## [JOB]
The lines to extract run from the first line of the material below to the line containing "(0,0) rectangle (1088,839);", both included; leave the pictures behind.

......

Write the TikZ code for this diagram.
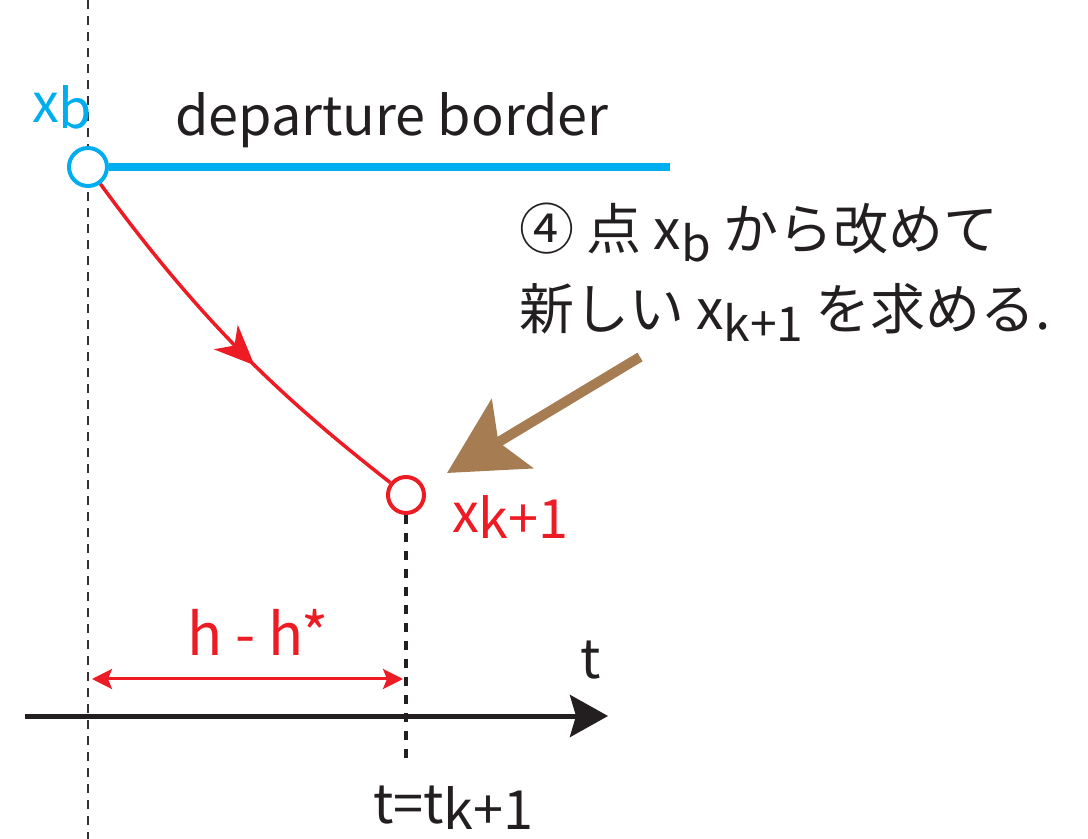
\documentclass[tikz,border=0pt]{standalone}
\usepackage{fontspec}
\setmainfont{Noto Sans CJK JP}
\usetikzlibrary{arrows.meta, positioning, calc, decorations.markings}

\definecolor{borderblue}{RGB}{0,174,239}
\definecolor{pathred}{RGB}{237,28,36}
\definecolor{notebrown}{RGB}{166,124,82}
\definecolor{guidegray}{RGB}{50,50,50}
\definecolor{ink}{RGB}{35,31,32}

\newcommand{\lowidx}[1]{\raisebox{-3pt}{#1}}
\newcommand{\noteidx}[1]{\raisebox{-6pt}{\fontsize{24}{24}\selectfont #1}}

\tikzset{
  pointmark/.style={circle, draw=#1, fill=white, line width=2pt, minimum size=19pt, inner sep=0pt},
  labeltext/.style={font=\fontsize{27}{32}\selectfont, text=ink},
  notetext/.style={font=\fontsize{27.5}{32}\selectfont, text=ink, anchor=base west},
  dashguide/.style={draw=guidegray, line width=1.1pt, dash pattern=on 4.5pt off 3.5pt},
  markguide/.style={draw=ink, line width=2pt, dash pattern=on 4.5pt off 4.5pt},
}

\begin{document}
\begin{tikzpicture}[x=0.5pt, y=-0.5pt]
    \useasboundingbox (0,0) rectangle (1088,839);

    % Guide line through x_b
    \coordinate (guidetop) at (88,0);
    \coordinate (guidebottom) at (88,839);
    \draw[dashguide] (guidetop) -- (guidebottom);

    % Departure border
    \node[pointmark=borderblue] (xb) at (88,167) {};
    \coordinate (borderend) at (670,167);
    \draw[borderblue, line width=4pt] (xb) -- (borderend);
    \node[labeltext, text=borderblue, anchor=base west] (xblabel) at (25,123) {x\lowidx{b}};
    \node[labeltext, anchor=base west] (bordertext) at (168,136) {departure border};

    % Trajectory to x_{k+1}
    \node[pointmark=pathred, minimum size=18pt] (xk) at (406,495) {};
    \draw[pathred, line width=1.75pt, postaction={decorate},
          decoration={markings, mark=at position 0.57 with {\arrow{Stealth[length=20pt, width=17pt, inset=6pt]}}}]
        (xb) .. controls (205,327) and (285,400) .. (xk);
    \node[labeltext, text=pathred, anchor=base west] (xklabel) at (445,533) {x\lowidx{k+1}};

    % Note
    \node[notetext] (noteone) at (512,250) {④ 点 x\noteidx{b} から改めて};
    \node[notetext] (notetwo) at (512,330) {新しい x\noteidx{k+1} を求める.};
    \coordinate (notetail) at (640,357);
    \coordinate (notetip) at (447,473);
    \draw[notebrown, line width=5pt, -{Stealth[length=38pt, width=40pt, inset=8pt]}] (notetail) -- (notetip);

    % Time axis
    \coordinate (axisstart) at (25,716);
    \coordinate (axisend) at (608,716);
    \draw[ink, line width=2.5pt, -{Stealth[length=19pt, width=21pt, inset=3pt]}] (axisstart) -- (axisend);
    \node[labeltext, anchor=base] (tlabel) at (591,678) {t};

    \coordinate (tkbottom) at (406,765);
    \draw[markguide] (xk) -- (tkbottom);
    \node[labeltext, anchor=base west] (tklabel) at (366,823) {t=t\lowidx{k+1}};

    % Step width
    \coordinate (hleft) at (92,679);
    \coordinate (hright) at (403,679);
    \draw[pathred, line width=1.5pt, {Stealth[length=10pt, width=10pt, inset=2pt]}-{Stealth[length=10pt, width=10pt, inset=2pt]}] (hleft) -- (hright);
    \node[labeltext, text=pathred, font=\fontsize{29}{34}\selectfont, anchor=base] (hlabel) at (258,655) {h - h*};
\end{tikzpicture}
\end{document}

......

## [COMPLETED EXERCISE]
Write the TikZ code for this diagram.
\documentclass[tikz,border=0pt]{standalone}
\usepackage{fontspec}
\setmainfont{Noto Sans CJK JP}
\usetikzlibrary{arrows.meta, positioning, calc, decorations.markings}

\definecolor{borderblue}{RGB}{0,174,239}
\definecolor{pathred}{RGB}{237,28,36}
\definecolor{notebrown}{RGB}{166,124,82}
\definecolor{guidegray}{RGB}{50,50,50}
\definecolor{ink}{RGB}{35,31,32}

\newcommand{\lowidx}[1]{\raisebox{-3pt}{#1}}
\newcommand{\noteidx}[1]{\raisebox{-6pt}{\fontsize{24}{24}\selectfont #1}}

\tikzset{
  pointmark/.style={circle, draw=#1, fill=white, line width=2pt, minimum size=19pt, inner sep=0pt},
  labeltext/.style={font=\fontsize{27}{32}\selectfont, text=ink},
  notetext/.style={font=\fontsize{27.5}{32}\selectfont, text=ink, anchor=base west},
  dashguide/.style={draw=guidegray, line width=1.1pt, dash pattern=on 4.5pt off 3.5pt},
  markguide/.style={draw=ink, line width=2pt, dash pattern=on 4.5pt off 4.5pt},
}

\begin{document}
\begin{tikzpicture}[x=0.5pt, y=-0.5pt]
    \useasboundingbox (0,0) rectangle (1088,839);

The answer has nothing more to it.